Mais si, dans cette explosion de vie, on pouvait n’oublier personne, ce serait encore le mieux non ? Si toutes ces professions de foi (car oui, la foi et « prier » ne relèvent pas uniquement de la religion au sens simple, mais plus à une croyance que l’on met en pratique. Je crois personnellement en un monde meilleur...) pouvaient s’accompagner d’une grande dynamique, ce serait juste la promesse de lendemains encore plus vivants et brillants. Il est possible de faire en sorte que les autres aiment aussi cette vie. Par de simples actions, il est possible de sauver la vie de ce gamin un peu paumé, un peu à la dérive.
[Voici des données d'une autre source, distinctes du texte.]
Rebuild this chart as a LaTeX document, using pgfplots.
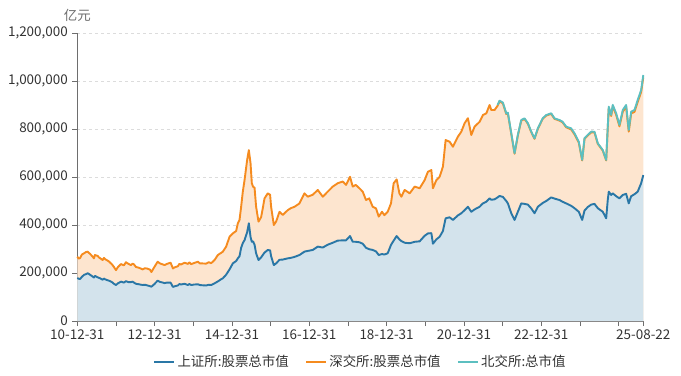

Il est possible de combler ces petits trous de misère, de désespoir, d’isolement, que notre société, a l’échelle franco-française, mais aussi plus largement humaine, créé encore au quotidien.
Tout ne peut pas être résolu à l’échelle individuelle, mais faire une petite chose à l’échelle locale, c’est provoquer un changement a plus haut niveau. En étant toujours plus aimants, plus ouverts, en pardonnant, soi-même et les autres, en s’apaisant, en véhiculant nos valeurs certes. Mais en comprenant les résistances des autres, et en essayant, si nous sommes persuadés de leur bien fondé, de les partager et d’en faire comprendre l’intérêt, plus que de les considérer comme une vérité absolue que l’on impose.
Donnons une chance à tous ceux qui ne l’ont pas encore, d’aller voir un concert de métal, d’aller boire cette bière dans notre beau Paris et nos belles provinces, d’aller en boite de nuit sans se faire refouler, et d’aller manger cambodgien si bon leur semble. Ou de ne pas le faire. Libre à eux. Libres à nous.
Quand nos blessures seront pansées, quand nos esprits seront à nouveau clairs (cessez donc les embrouiller plus que de raison, s’il vous plait), il sera vraiment temps de continuer à construire notre France idéale, moderne, ouverte et riche d’idées et d’êtres humains.